I first found Lawson through her Beyonce the Giant Metal Chicken story. If you haven’t read that particular gem, do yourself the favor and read it now. But don’t drink while you do it. Hot liquid through the nose is not comfortable I hear. I instantly took to Lawson’s sense of humor. I love how she sprinkles in curse words like the sentence enhancers they are.
Mostly though I loved Furiously Happy because it reminded me, again, that mental illness is something we can talk about, we should talk about. It reminds me that some people are different because that’s just a part of who they are. Much like I have blue eyes because that’s just a part of me. She also makes it okay to laugh about the lighter side of her experiences. She makes it alright to acknowledge that not all of us are as alright as we’d like to be.

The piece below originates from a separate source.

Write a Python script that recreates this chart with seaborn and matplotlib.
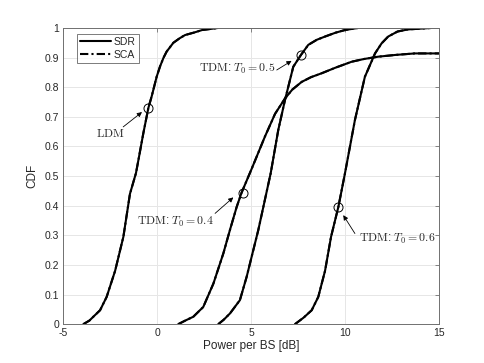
import pandas as pd
import matplotlib.pyplot as plt
import seaborn as sns
from matplotlib.lines import Line2D

# CDF of power per BS (SDR and SCA curves overlap)
ldm_x = [-3.92, -3.6, -3.39, -3.03, -2.68, -2.23, -1.79, -1.44, -1.12, -0.99, -0.73, -0.46,
         -0.28, -0.02, 0.16, 0.35, 0.51, 0.87, 1.2, 1.49, 2.0, 2.4, 3.25, 15]
ldm_y = [0, 0.012, 0.025, 0.047, 0.092, 0.18, 0.295, 0.44, 0.51, 0.554, 0.644, 0.73,
         0.77, 0.835, 0.87, 0.9, 0.92, 0.95, 0.965, 0.976, 0.985, 0.993, 1.0, 1.0]

tdm04_x = [1.13, 1.5, 1.93, 2.46, 3.0, 3.53, 3.88, 4.24, 4.5, 5.04, 5.74, 6.28, 6.81,
           7.2, 7.7, 8.2, 8.76, 9.5, 10.36, 11.0, 11.77, 12.7, 13.72, 15]
tdm04_y = [0, 0.012, 0.025, 0.058, 0.137, 0.239, 0.318, 0.396, 0.444, 0.525, 0.633, 0.71, 0.762,
           0.792, 0.818, 0.834, 0.847, 0.866, 0.886, 0.895, 0.903, 0.909, 0.914, 0.914]

tdm05_x = [3.26, 3.55, 3.88, 4.41, 4.77, 5.39, 6.05, 6.45, 6.81, 7.25, 7.66, 8.05, 8.5, 8.94,
           9.5, 10.0, 10.7, 15]
tdm05_y = [0, 0.015, 0.036, 0.081, 0.16, 0.318, 0.51, 0.655, 0.757, 0.869, 0.909, 0.943, 0.96, 0.971,
           0.984, 0.993, 1.0, 1.0]

tdm06_x = [7.34, 7.8, 8.23, 8.58, 8.94, 9.26, 9.65, 10.0, 10.53, 11.06, 11.6, 11.95, 12.3, 12.8,
           13.35, 14.6, 15]
tdm06_y = [0, 0.022, 0.047, 0.092, 0.18, 0.295, 0.396, 0.509, 0.689, 0.835, 0.914, 0.948, 0.971, 0.988,
           0.995, 1.0, 1.0]

# annotation labels, circled points, arrow tail/head and label centre
labels = [r'$\mathrm{LDM}$', r'$\mathrm{TDM}$: $T_0 = 0.4$',
          r'$\mathrm{TDM}$: $T_0 = 0.5$', r'$\mathrm{TDM}$: $T_0 = 0.6$']
circle_x = [-0.46, 4.59, 7.64, 9.64]
circle_y = [0.73, 0.444, 0.909, 0.397]
tail_xy = [(-1.8, 0.666), (3.09, 0.374), (6.37, 0.858), (10.53, 0.306)]
head_xy = [(-0.8, 0.716), (4.06, 0.428), (7.16, 0.889), (9.91, 0.368)]
text_xy = [(-2.5, 0.642), (0.98, 0.346), (4.28, 0.861), (12.8, 0.286)]

curves = {'LDM': (ldm_x, ldm_y), 'T0=0.4': (tdm04_x, tdm04_y),
          'T0=0.5': (tdm05_x, tdm05_y), 'T0=0.6': (tdm06_x, tdm06_y)}
rows = []
for method in ['SDR', 'SCA']:
    for scheme, (xs, ys) in curves.items():
        for x, y in zip(xs, ys):
            rows.append({'power': x, 'cdf': y, 'scheme': scheme, 'method': method})
df = pd.DataFrame(rows)

sns.set_style('white')
plt.rcParams['font.family'] = ['Liberation Sans', 'DejaVu Sans']
plt.rcParams['mathtext.fontset'] = 'cm'
plt.rcParams['axes.unicode_minus'] = False
axis_col = '#707070'

fig = plt.figure(figsize=(4.85, 3.63), dpi=100)
ax = fig.add_axes([0.13, 0.107, 0.775, 0.816])

sns.lineplot(data=df, x='power', y='cdf', units='scheme', style='method',
             estimator=None, sort=False, color='black', linewidth=1.5,
             dashes={'SDR': '', 'SCA': (4, 1.5, 1, 1.5)}, legend=False, ax=ax)

ax.plot(circle_x, circle_y, 'o', mfc='none', mec='black', ms=6.5, mew=0.7)
for lab, t, h, c in zip(labels, tail_xy, head_xy, text_xy):
    ax.annotate('', xy=h, xytext=t,
                arrowprops=dict(arrowstyle='-|>', color='black', lw=0.6,
                                mutation_scale=7, shrinkA=0, shrinkB=0))
    ax.text(c[0], c[1], lab, ha='center', va='center', fontsize=8.5)

ax.set_xlim(-5, 15)
ax.set_ylim(0, 1)
ax.set_xticks([-5, 0, 5, 10, 15])
ax.set_yticks([i / 10 for i in range(11)])
ax.set_yticklabels(['0'] + ['%.1f' % (i / 10) for i in range(1, 10)] + ['1'])
ax.grid(True, color='#e6e6e6', linewidth=0.7)
ax.set_axisbelow(True)
for s in ax.spines.values():
    s.set_color(axis_col)
    s.set_linewidth(0.7)
ax.tick_params(direction='in', length=3, width=0.6, color=axis_col,
               labelsize=7.5, top=True, right=True, pad=3)
ax.set_xlabel('Power per BS [dB]', fontsize=8.5, labelpad=1)
ax.set_ylabel('CDF', fontsize=8.5, labelpad=4)

handles = [Line2D([], [], color='black', lw=1.5, ls='-'),
           Line2D([], [], color='black', lw=1.5, ls=(0, (4, 1.5, 1, 1.5)))]
leg = ax.legend(handles, ['SDR', 'SCA'], loc='upper left', fontsize=7.5,
                bbox_to_anchor=(0.038, 0.98), frameon=True, fancybox=False,
                handlelength=2.9, handletextpad=0.3, borderpad=0.3, labelspacing=0.25,
                borderaxespad=0)
leg.get_frame().set_edgecolor('#404040')
leg.get_frame().set_linewidth(0.6)

fig.savefig('out.png', dpi=100)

I grew up with someone who had varying levels of depression and anxiety. I didn’t recognize them for what they were and in my late teens thought it was a cop out. I used to get so angry when I would look back and see what those things had done; that my childhood might have been better without them (the depression and anxiety). I used to be mad at the person in question. Why couldn’t they just stop being sad, stop worrying? Seriously, nothing life altering brought these episodes on. Why was it so hard to move on? Or those my were my thoughts before opening my mind and reading more about the subject. Now I see it for what it really was. And it’s not fair to anyone really. But it is life. Jenny Lawson helped me see that it wasn’t less of a life just a different one.
It wasn’t until I started reading books like Let’s Pretend This Never Happened and Furiously Happy that I started to understand the diseases. Of course I’ve read the public service posters, seen the commercials, heard the advocates telling us about it, but until someone could relate it at my level, I couldn’t see it for what it was.
So thank you Jenny Lawson for being brave enough to share your experiences with such honesty.